Malgré un sujet en soi très intéressant, et un début prometteur, Agathe Cléry déçoit. Non pas parce que c'est une petite comédie musicale (dosée d'ailleurs avec brio, on ne noie pas dans les chansonnettes), mais tout simplement parce qu'on ne traite pas le thème d'une façon qui puisse faire tilt. C'est une demi-teinte. Il fallait soit être plus corrosif, plus acide (forcer le côté horrible de la vie d'Agathe lorsqu'elle est de l'autre côté du miroir), ou alors plus doux, plus dramatique. Et encore, le côté dramatique hyper intellectualisé ne laisserait pas une impression suffisante.
Ne faisons pas l'apologie du cynisme, du sarcasme, mais parfois, pour traiter des sujets finalement graves (bien sûr Agathe version charbonnée sera bien sûr à son tour victime de l'intolérance, sinon ce n'est pas drôle), il faut forcer l'humour avec finesse et ne pas se contenter de faire d'une matière promise à beaucoup une comédie romantique de bas étalage.
On peut donc reprocher à Agathe Cléry de laisser un sentiment aseptisé, digne d'un film commercial américain sous-traitant des sujets, qui, par leur nature, demandent qu'on soit un minimum dans les extrêmes.

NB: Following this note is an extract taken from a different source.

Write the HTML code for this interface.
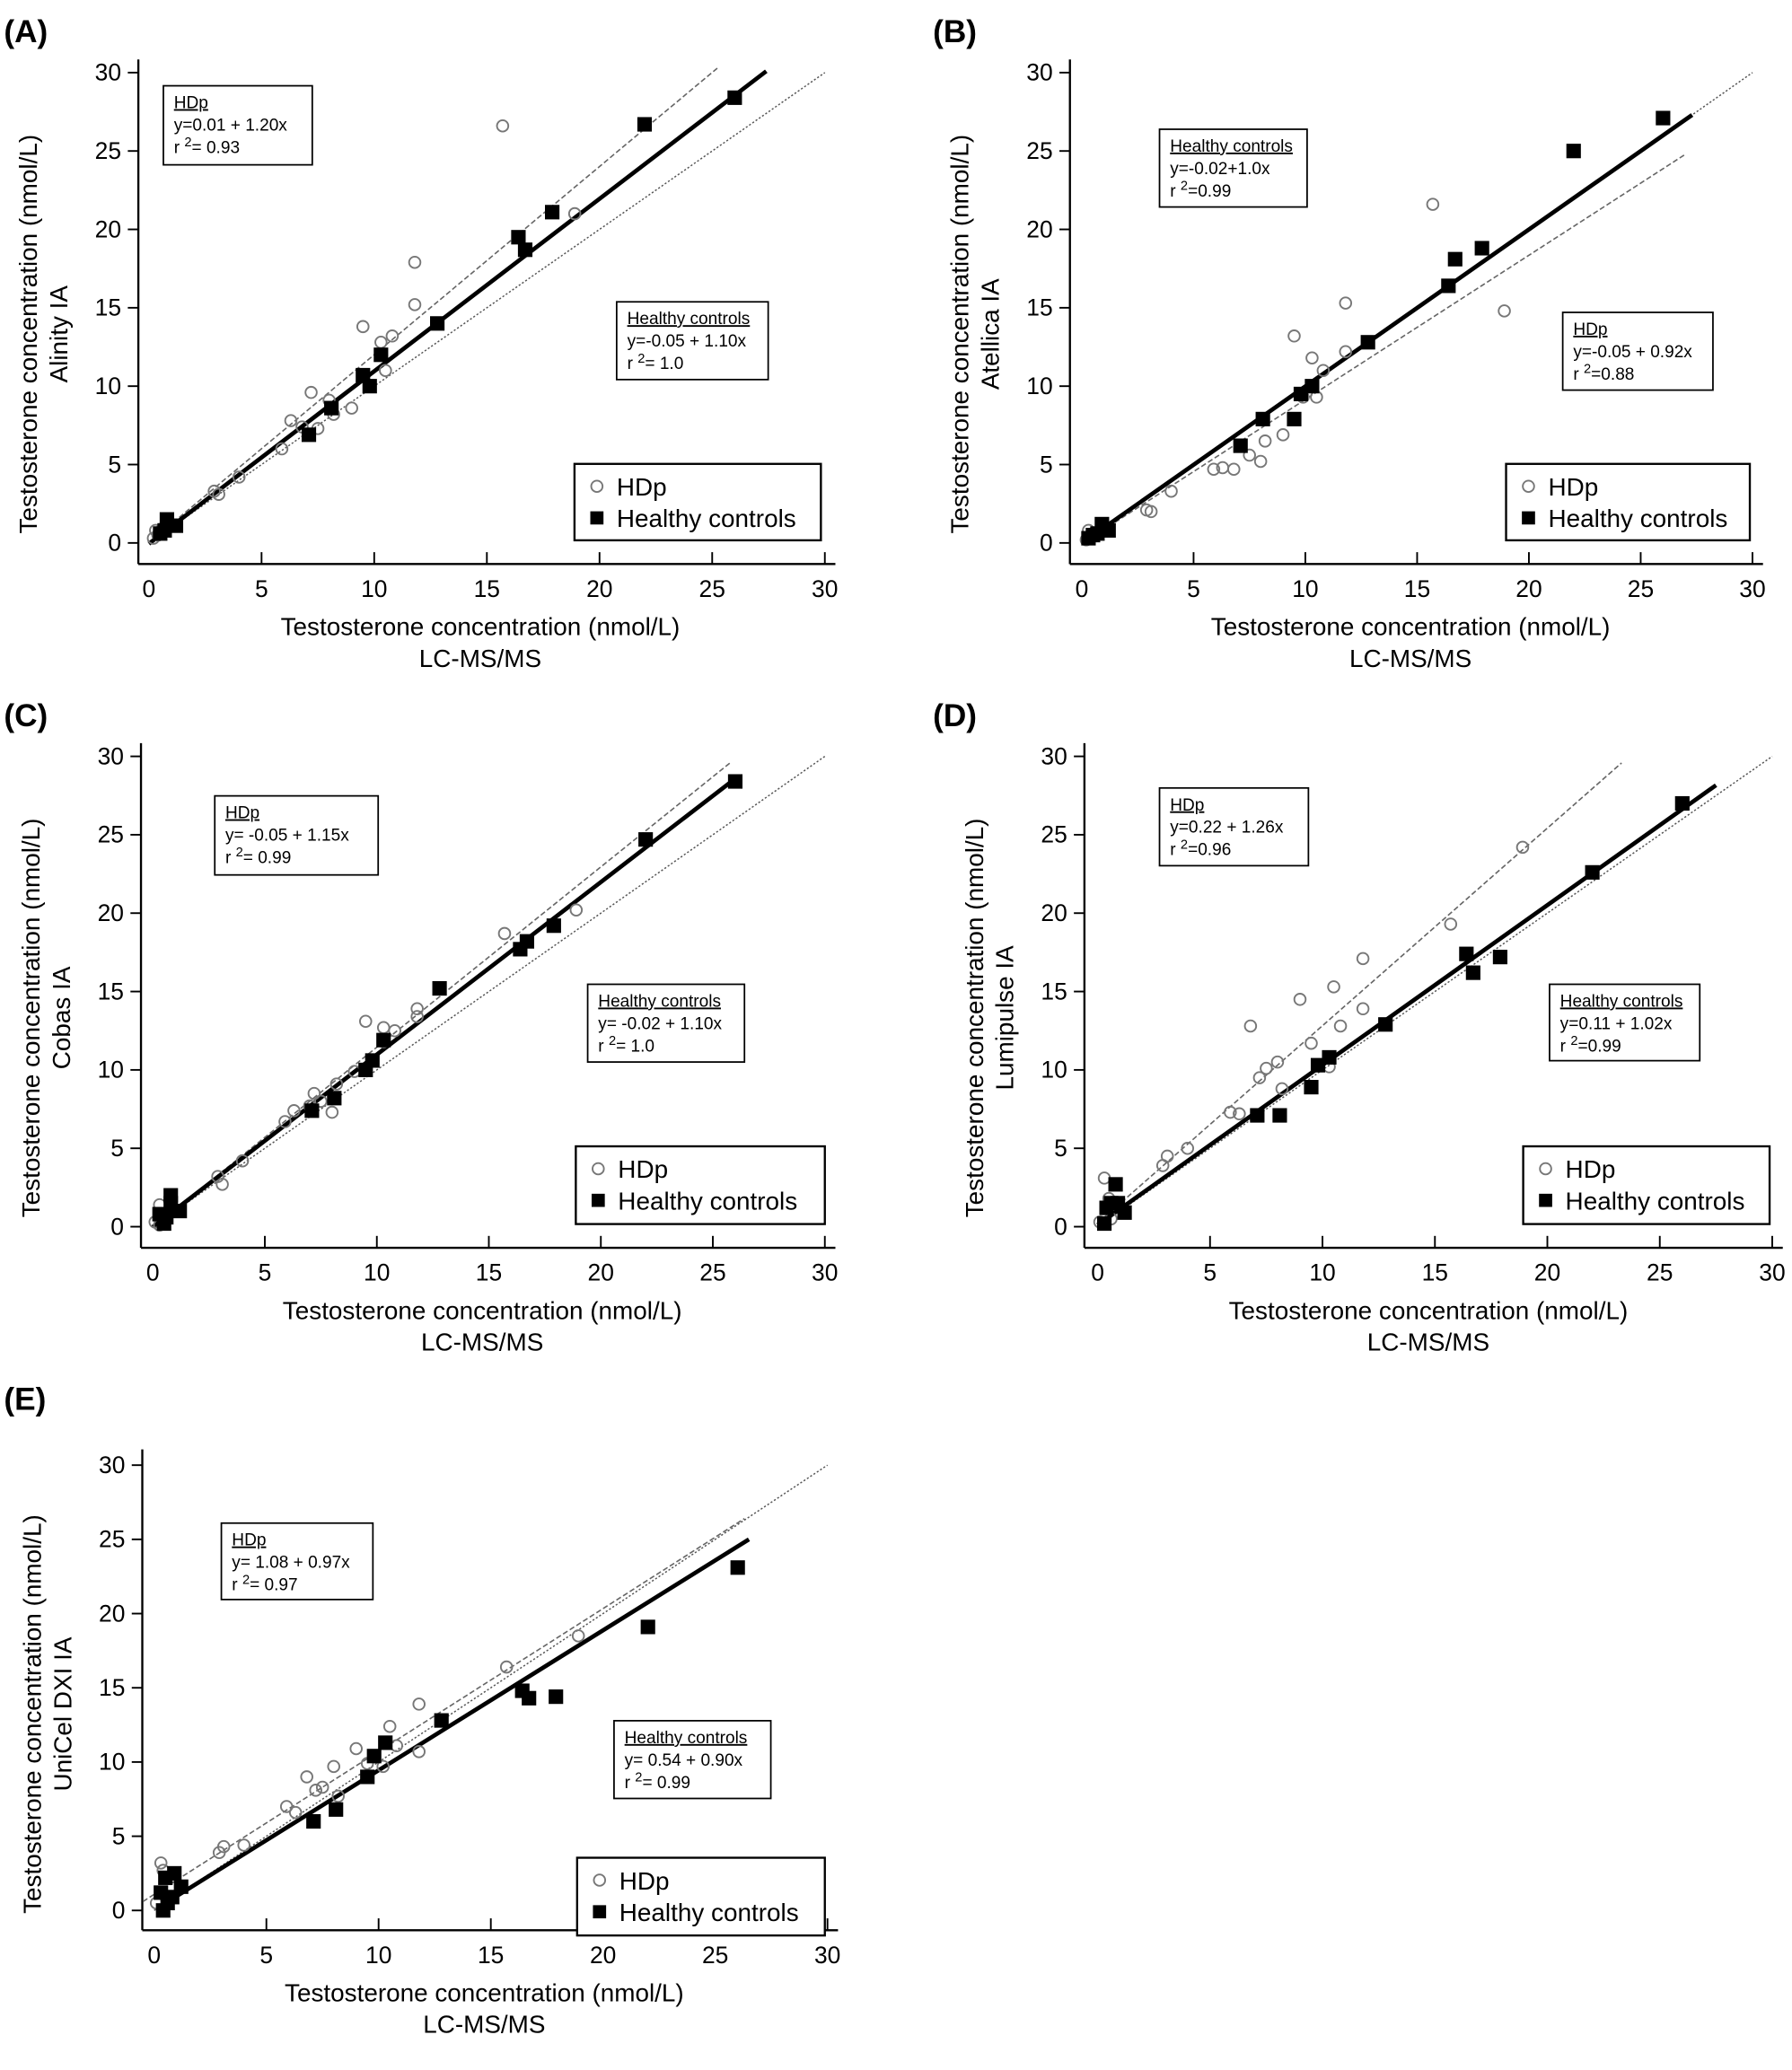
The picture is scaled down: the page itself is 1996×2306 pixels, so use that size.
<!DOCTYPE html>
<html><head><meta charset="utf-8"><style>html,body{margin:0;padding:0;background:#fff}svg{display:block}</style></head>
<body>
<svg id="s" xmlns="http://www.w3.org/2000/svg" width="1996" height="2306" viewBox="0 0 1360 1571" font-family="Liberation Sans, sans-serif"></svg>
<script>
const P=[
{lab:"(A)",lx:3,ly:32,x0:113,x30:626,y0:412,y30:55,ax:105,by:428,top:45,ylab:"Alinity IA",
 lines:[["dot",0,0,30,30],["dash",0,0.01,25.3,30.37],["thick",0,-0.05,27.4,30.09]],
 sq:[[7.1,6.9],[8.1,8.6],[9.5,10.7],[9.8,10],[10.3,12],[12.8,14],[16.4,19.5],[16.7,18.7],[17.9,21.1],[22,26.7],[26,28.4],[0.8,1.5],[1.2,1.1],[0.5,0.6],[0.7,0.8]],
 ci:[[15.7,26.6],[18.9,21],[11.8,17.9],[11.8,15.2],[9.5,13.8],[10.8,13.2],[10.3,12.8],[10.5,11],[7.2,9.6],[8,9.1],[6.3,7.8],[6.8,7.4],[7.5,7.3],[8.2,8.2],[9,8.6],[5.9,6],[2.9,3.3],[3.1,3.1],[4,4.2],[0.3,0.8],[0.2,0.3],[0.4,0.5],[0.6,0.9]],
 boxes:[[124,65,113,60,"HDp","y=0.01 + 1.20x","= 0.93"],[468,229,115,59,"Healthy controls","y=-0.05 + 1.10x","= 1.0"]],leg:[436,352,187,58]},
{lab:"(B)",lx:708,ly:32,x0:821,x30:1330,y0:412,y30:55,ax:812,by:428,top:45,ylab:"Atellica IA",
 lines:[["dot",0,0,30,30],["dash",0,-0.05,27,24.79],["thick",0,-0.02,27.3,27.3]],
 sq:[[26,27.1],[22,25],[17.9,18.8],[16.7,18.1],[16.4,16.4],[12.8,12.8],[10.3,10],[9.8,9.5],[9.5,7.9],[8.1,7.9],[7.1,6.2],[0.9,1.2],[1.2,0.8],[0.5,0.5],[0.3,0.3],[0.7,0.6]],
 ci:[[15.7,21.6],[11.8,15.3],[18.9,14.8],[9.5,13.2],[11.8,12.2],[10.3,11.8],[10.8,11],[10.5,9.3],[9.9,9.3],[9,6.9],[8.2,6.5],[7.5,5.6],[8,5.2],[5.9,4.7],[6.3,4.8],[6.8,4.7],[4,3.3],[2.9,2.1],[3.1,2],[0.2,0.2],[0.4,0.5],[0.3,0.8]],
 boxes:[[880,98,112,59,"Healthy controls","y=-0.02+1.0x","=0.99"],[1186,237,114,59,"HDp","y=-0.05 + 0.92x","=0.88"]],leg:[1143,352,185,58]},
{lab:"(C)",lx:3,ly:551,x0:116,x30:626,y0:931,y30:574,ax:107,by:947,top:564,ylab:"Cobas IA",
 lines:[["dot",0,0,30,30],["dash",0,-0.05,25.8,29.62],["thick",0,-0.02,26,28.58]],
 sq:[[26,28.4],[22,24.7],[17.9,19.2],[16.7,18.2],[16.4,17.7],[12.8,15.2],[10.3,11.9],[9.8,10.6],[9.5,10],[8.1,8.2],[7.1,7.4],[0.8,2],[0.8,1.5],[1.2,1],[0.5,0.2],[0.3,0.8],[0.6,0.6]],
 ci:[[15.7,18.7],[18.9,20.2],[11.8,13.9],[11.8,13.4],[9.5,13.1],[10.3,12.7],[10.8,12.5],[10.3,11.8],[7.2,8.5],[7,7.7],[7.5,8],[8.2,9.1],[8,7.3],[6.3,7.4],[5.9,6.7],[9,9.9],[2.9,3.2],[3.1,2.7],[4,4.2],[0.3,1.4],[0.1,0.3],[0.3,0.1]],
 boxes:[[163,604,124,60,"HDp","y= -0.05 + 1.15x","= 0.99"],[446,747,119,59,"Healthy controls","y= -0.02 + 1.10x","= 1.0"]],leg:[437,870,189,59]},
{lab:"(D)",lx:708,ly:551,x0:833,x30:1345,y0:931,y30:574,ax:823,by:947,top:564,ylab:"Lumipulse IA",
 lines:[["dot",0,0,30,30],["dash",0,0.22,23.3,29.58],["thick",0,0.11,27.5,28.16]],
 sq:[[26,27],[22,22.6],[17.9,17.2],[16.7,16.2],[16.4,17.4],[12.8,12.9],[10.3,10.8],[9.8,10.3],[9.5,8.9],[8.1,7.1],[7.1,7.1],[0.8,2.7],[0.3,0.2],[0.6,1.5],[1.2,0.9],[0.4,1.2],[0.9,1.5]],
 ci:[[18.9,24.2],[15.7,19.3],[11.8,17.1],[10.5,15.3],[9,14.5],[6.8,12.8],[11.8,13.9],[10.8,12.8],[9.5,11.7],[8,10.5],[7.5,10.1],[7.2,9.5],[8.2,8.8],[10.3,10.2],[5.9,7.3],[6.3,7.2],[4,5],[3.1,4.5],[2.9,3.9],[0.3,3.1],[0.5,1.8],[0.1,0.3],[0.6,0.5]],
 boxes:[[880,598,113,59,"HDp","y=0.22 + 1.26x","=0.96"],[1176,747,114,58,"Healthy controls","y=0.11 + 1.02x","=0.99"]],leg:[1156,870,187,59]},
{lab:"(E)",lx:3,ly:1070,x0:117,x30:628,y0:1450,y30:1112,ax:108,by:1465,top:1100,ylab:"UniCel DXI IA",
 lines:[["dot",0,0,30,30],["dash",-0.5,0.6,26.3,26.4],["thick",0.3,0.3,26.5,25]],
 sq:[[26,23.1],[22,19.1],[17.9,14.4],[16.7,14.3],[16.4,14.8],[12.8,12.8],[10.3,11.3],[9.8,10.4],[9.5,9],[8.1,6.8],[7.1,6],[0.9,2.5],[0.5,2.2],[0.4,0],[0.6,0.5],[1.2,1.6],[0.8,0.9],[0.3,1.2]],
 ci:[[18.9,18.5],[15.7,16.4],[11.8,13.9],[11.8,10.7],[10.5,12.4],[10.8,11.1],[10.2,9.7],[9,10.9],[9.5,9.9],[8,9.7],[6.8,9],[7.2,8.1],[7.5,8.3],[8.2,7.7],[5.9,7],[6.3,6.6],[4,4.4],[3.1,4.3],[2.9,3.9],[0.3,3.2],[0.4,2.7],[0.1,0.5]],
 boxes:[[168,1156,115,58,"HDp","y= 1.08 + 0.97x","= 0.97"],[466,1306,119,59,"Healthy controls","y= 0.54 + 0.90x","= 0.99"]],leg:[438,1410,188,59]}
];
let o="";
for(const p of P){
 const sx=(p.x30-p.x0)/30, sy=(p.y0-p.y30)/30;
 const X=v=>p.x0+v*sx, Y=v=>p.y0-v*sy;
 o+=`<text x="${p.lx}" y="${p.ly}" font-size="24" font-weight="bold">${p.lab}</text>`;
 o+=`<line x1="${p.ax}" y1="${p.top}" x2="${p.ax}" y2="${p.by}" stroke="#000" stroke-width="1.6"/>`;
 o+=`<line x1="${p.ax}" y1="${p.by}" x2="${X(30)+8}" y2="${p.by}" stroke="#000" stroke-width="1.6"/>`;
 for(let v=0;v<=30;v+=5){
  o+=`<line x1="${p.ax-8}" y1="${Y(v)}" x2="${p.ax}" y2="${Y(v)}" stroke="#000" stroke-width="1.3"/>`;
  o+=`<text x="${p.ax-13}" y="${Y(v)+6}" font-size="18" text-anchor="end">${v}</text>`;
  if(v>0)o+=`<line x1="${X(v)}" y1="${p.by-9}" x2="${X(v)}" y2="${p.by}" stroke="#000" stroke-width="1.3"/>`;
  o+=`<text x="${X(v)}" y="${p.by+25}" font-size="18" text-anchor="middle">${v}</text>`;
 }
 const cx=(p.x0+p.x30)/2-5, cy=(p.y0+p.y30)/2+20;
 o+=`<text x="${cx}" y="${p.by+54}" font-size="19" text-anchor="middle">Testosterone concentration (nmol/L)</text>`;
 o+=`<text x="${cx}" y="${p.by+78}" font-size="19" text-anchor="middle">LC-MS/MS</text>`;
 const tx=p.ax-77;
 o+=`<text transform="translate(${tx},${cy}) rotate(-90)" font-size="19" text-anchor="middle">Testosterone concentration (nmol/L)</text>`;
 o+=`<text transform="translate(${tx+23},${cy}) rotate(-90)" font-size="19" text-anchor="middle">${p.ylab}</text>`;
 for(const l of p.lines){
  const st=l[0]=="dot"?'stroke="#555" stroke-width="1" stroke-dasharray="1.5,1.5"':l[0]=="dash"?'stroke="#666" stroke-width="1.1" stroke-dasharray="4,2"':'stroke="#000" stroke-width="3.2"';
  o+=`<line x1="${X(l[1])}" y1="${Y(l[2])}" x2="${X(l[3])}" y2="${Y(l[4])}" ${st}/>`;
 }
 for(const c of p.ci)o+=`<circle cx="${X(c[0])}" cy="${Y(c[1])}" r="4.3" fill="none" stroke="#777" stroke-width="1.3"/>`;
 for(const s of p.sq)o+=`<rect x="${X(s[0])-5.5}" y="${Y(s[1])-5.5}" width="11" height="11" fill="#000"/>`;
 for(const b of p.boxes){
  o+=`<rect x="${b[0]}" y="${b[1]}" width="${b[2]}" height="${b[3]}" fill="#fff" stroke="#000" stroke-width="1.2"/>`;
  o+=`<text x="${b[0]+8}" y="${b[1]+17}" font-size="13" text-decoration="underline">${b[4]}</text>`;
  o+=`<text x="${b[0]+8}" y="${b[1]+34}" font-size="13">${b[5]}</text>`;
  o+=`<text x="${b[0]+8}" y="${b[1]+51}" font-size="13">r <tspan dy="-5" font-size="10">2</tspan><tspan dy="5">${b[6]}</tspan></text>`;
 }
 const g=p.leg;
 o+=`<rect x="${g[0]}" y="${g[1]}" width="${g[2]}" height="${g[3]}" fill="#fff" stroke="#000" stroke-width="1.6"/>`;
 o+=`<circle cx="${g[0]+17}" cy="${g[1]+17}" r="4.3" fill="none" stroke="#777" stroke-width="1.3"/>`;
 o+=`<text x="${g[0]+32}" y="${g[1]+24}" font-size="19">HDp</text>`;
 o+=`<rect x="${g[0]+12}" y="${g[1]+36}" width="10" height="10" fill="#000"/>`;
 o+=`<text x="${g[0]+32}" y="${g[1]+48}" font-size="19">Healthy controls</text>`;
}
document.getElementById("s").innerHTML=o;
</script>
</body></html>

Agathe Cléry est très loin de l'époque où Momo regardait sa mère nue avant d'aller vendre l'argenterie, où madame Billard, à la question "elle est gentille ma fille hein?" rétorquait en bouffant son éclair "oui, mais... qu'est-ce qu'elle est laide". Néanmoins, ce n'est pas parce qu'on reproche au film d'être trop "gentil" qu'il est nécessairement mauvais, au contraire, il peut se targuer d'avoir un bon casting, quelques bonnes scènes de franche rigolade.
Etienne Chatiliez, en vieillissant, s'est assagi, s'est essayé sans doute au politiquement correct, comme tant d'autres réalisateurs, scénaristes, qui, avec le temps, font passer des messages plus calmes, avec moins de forme, et plus de fond. Mais pour que le fond soit délectable, il faut une forme, c'est même scientifiquement prouvé : les hommes préfèrent les femmes qui ont des hanches larges, propices à une meilleure procréation.

Quelles sont les causes de ce choix? Pourquoi jouer la carte du correct lorsqu'on peut enfin dire ce que des tas de personnes pensent à voix basse? En 2007, une étude du Bureau International du Travail rendait compte que la discrimination était encore bien élevée, puisque quatre sur cinq employeurs préféraient prendre un employé blanc qu'un de couleur, alors que la France, comme d'autres pays occidentaux, se prend pour le bastion de la tolérance, des libertés individuelles.
Pour finir cet article concernant le film Agathe Cléry, le propos qui émane de ma réflexion tient en quelques mots : le cinéma ne doit ni montrer la réalité ni montrer ce que la réalité devrait être ou même un simple fantasme (mais plutôt tout ceci à la fois), il doit rester à la fois un divertissement(dans tous les sens du terme) et un regard sur le monde (puisqu'à chaque film, nous avons un regard sur le monde dans lequel nous vivons, nous avons vécu, nous pourrions vivre). Une sorte de miroir déformé de la réalité.
Agathe Cléry se voulait être un regard sur notre monde "tolérant, évolué", qui s'avère être une façade. Au final, ce qu'il en reste, c'est une esquisse bubble-gumesque d'une réalité privilégiant le scénario facile (je me moque des gens – je deviens comme eux on se moque de moi – j'évolue positivement, je redeviens blanche, je suis cool et gentille), et cela est fort dommage.